AT&T added two more big programming stars to its growing U-verse television service, announcing carriage deals with MTV Networks and BET Networks.
Under the distribution agreement, AT&T’s U-verse service will carry both programmers’ linear, HD, on-demand and digital-music-channel lineups on U-verse, which is now in commercial launch in San Antonio.
This marks the latest in a string of programming deals for U-verse, including pacts with NFL Network and Discovery Networks U.S. announced in the past week.

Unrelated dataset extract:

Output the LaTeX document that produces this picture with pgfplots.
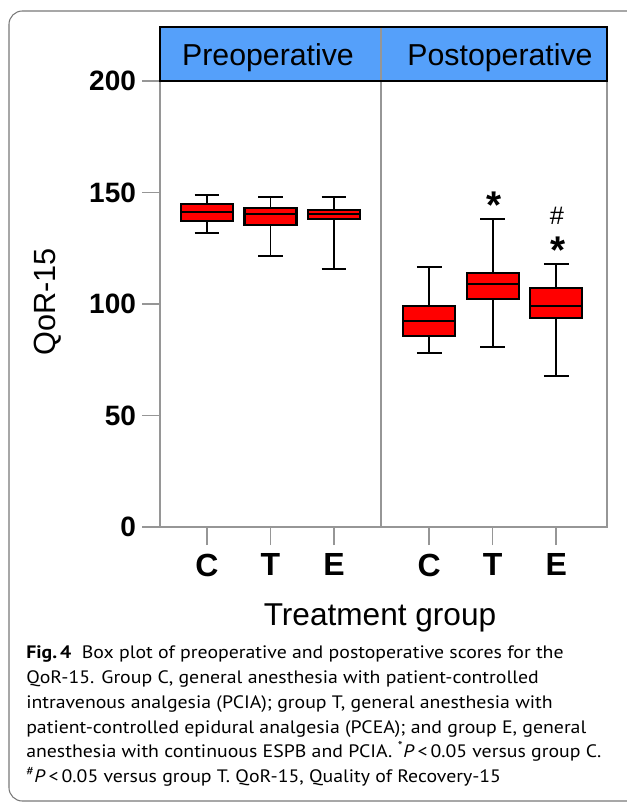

Financial terms of the MTVN and BET deal were not released, but it will supply U-verse with linear channels including Black Entertainment Television, BET J, BET Gospel, CMT, CMT Pure Country, Comedy Central, Logo, MTV, MTV2, MTV Hits, MTV Jams, MTV Español, Nickelodeon, Nick2, Nicktoons, Nick GAS, Noggin, The N, Spike TV, TV Land, VH1, VH1 Classic, VH1 Soul and VH Uno.
Also headed to U-verse are MTV’s recently launched HD channel, MHD; ethnic channels MTV Chi, MTV Desi and MTV K; and Urge, the programmer’s new digital-audio service.
In addition, on-demand content from MTVN and BET will be offered as part of U-verse’s Free On Demand service.
Last week, MTVN also struck a deal with Cingular Wireless to provide broadband content to its wireless customers. AT&T has a 60% ownership stake in Cingular, so with that and the U-verse deal, MTVN has a content presence across AT&T’s consumer-service platforms.
“MTV Networks and BET Networks are dedicated to bringing our audiences the content they are passionate about,” MTVN president of affiliate sales and marketing Nicole Browning said. “As AT&T U-verse TV develops new platforms to provide an advanced and personalized entertainment experience for consumers, we are delighted to partner with them to deliver our strong brands and services and further diversify our customer footprint.”
Meanwhile, AT&T’s U-verse footprint is also set to expand, with plans to roll the service out to 20 additional markets by the end of the year. The regional Bell operating company’s goal is to reach 19 million homes by the end of 2008.